THE WOMAN WITH FIFTY FACES

Maria Lani & the Greatest Art Heist That Never Was

by Jonathan Lackman ; illustrated by Zachary J. Pinson

Pub Date: July 22nd, 2025
ISBN: 9798875001116
Publisher: Fantagraphics Books

A fraud among the famous.

Maria Lani (1895-1954) was an enigmatic bit player on the stage of modern art. She appeared out of nowhere in the 1920s, claiming to be a great silent film star. She befriended such artists as Jean Cocteau and Henri Matisse. Everybody painted her portrait. With her husband, Max Abramowicz, they scammed the art world, keeping the valuable portraits and breezing through Paris until they disappeared in the 1930s.
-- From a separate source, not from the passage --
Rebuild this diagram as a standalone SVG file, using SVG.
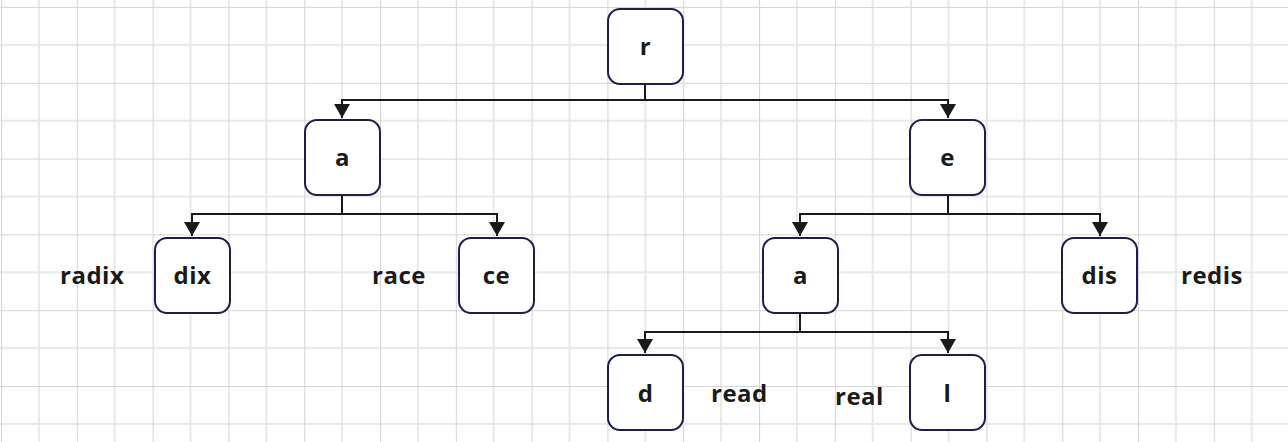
<svg xmlns="http://www.w3.org/2000/svg" width="1288" height="442" viewBox="0 0 1288 442">
<defs>
<pattern id="grid" patternUnits="userSpaceOnUse" x="1" y="7" width="75.8" height="75.8">
<path d="M37.9 0V75.8M0 37.9H75.8" stroke="#e8e8e8" stroke-width="2" fill="none"/>
<path d="M0 0V75.8M0 0H75.8" stroke="#d5d5d5" stroke-width="2.2" fill="none"/>
</pattern>
<marker id="arr" markerUnits="userSpaceOnUse" markerWidth="16" markerHeight="16" refX="14" refY="8" orient="auto">
<path d="M0 0L14 8L0 16Z" fill="#1a1a1a"/>
</marker>
</defs>
<style>
.n rect{fill:#fff;stroke:#1c1f4a;stroke-width:2}
.n text,.lbl{font-family:"Open Sans","Noto Sans",sans-serif;font-weight:bold;font-size:24px;fill:#1a1a1a;letter-spacing:0.5px}
.n text{text-anchor:middle}
.c path{fill:none;stroke:#1a1a1a;stroke-width:2;marker-end:url(#arr)}
</style>
<rect width="1288" height="442" fill="#fff"/>
<rect width="1288" height="442" fill="url(#grid)"/>
<g class="c" id="connectors">
<path d="M645 84V100H342V118"/>
<path d="M645 100H948V118"/>
<path d="M342 195V214H192V236"/>
<path d="M342 214H497V236"/>
<path d="M948 195V214H800V236"/>
<path d="M948 214H1100V236"/>
<path d="M800 313V332H645V353"/>
<path d="M800 332H948V353"/>
</g>
<g class="n" id="node-r"><rect x="608" y="9" width="75" height="75" rx="12"/><text x="645.5" y="55">r</text></g>
<g class="n" id="node-a1"><rect x="305" y="120" width="75" height="75" rx="12"/><text x="342.5" y="166">a</text></g>
<g class="n" id="node-e"><rect x="910" y="120" width="75" height="75" rx="12"/><text x="947.5" y="166">e</text></g>
<g class="n" id="node-dix"><rect x="155" y="238" width="75" height="75" rx="12"/><text x="192.5" y="284">dix</text></g>
<g class="n" id="node-ce"><rect x="459" y="238" width="75" height="75" rx="12"/><text x="496.5" y="284">ce</text></g>
<g class="n" id="node-a2"><rect x="763" y="238" width="75" height="75" rx="12"/><text x="800.5" y="284">a</text></g>
<g class="n" id="node-dis"><rect x="1062" y="238" width="75" height="75" rx="12"/><text x="1099.5" y="284">dis</text></g>
<g class="n" id="node-d"><rect x="608" y="355" width="75" height="75" rx="12"/><text x="645.5" y="402">d</text></g>
<g class="n" id="node-l"><rect x="910" y="355" width="75" height="75" rx="12"/><text x="947.5" y="402">l</text></g>
<g id="labels">
<text class="lbl" x="60" y="284">radix</text>
<text class="lbl" x="372" y="284">race</text>
<text class="lbl" x="1181" y="284">redis</text>
<text class="lbl" x="711" y="402">read</text>
<text class="lbl" x="835" y="405">real</text>
</g>
</svg>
They were, of course, not who they said they were. Maria was born Maria Geleniewicz in the Jewish quarter of Czestochowa, Poland. She never was the film star that she claimed to be. She and her husband remained in Europe until 1940, when they managed to make it to Lisbon and sail for America. There was supposed to be a film based on her life, but it never materialized. She made it back to Paris, where she died. Writer Lackman and artist Pinson have transformed Lani’s life into a graphic biography. Vivid black-and-white images illustrate the hardships of the Polish Jewry of her birth. They boldly limn the world of 1920s Paris. They give us nightmarish and unforgettable faces. The whole book has the feel of the musical Cabaret, as if illustrated by R. Crumb, or as if Art Spiegelman’s Maus were told by Mr. Natural. There is a trippy terror to the book: Mouths distort, noses grow, eyes bulge out. Its bizarre genius is to take a woman known for her face on Modernist canvases and transform her into a visage fit for 21st-century comics. Lani was an artist of impersonations, a true charlatan worthy of this book’s outré imagination.

The life of an exhibitionistic, modernist fraud, told through graphic art that will keep the reader up at night.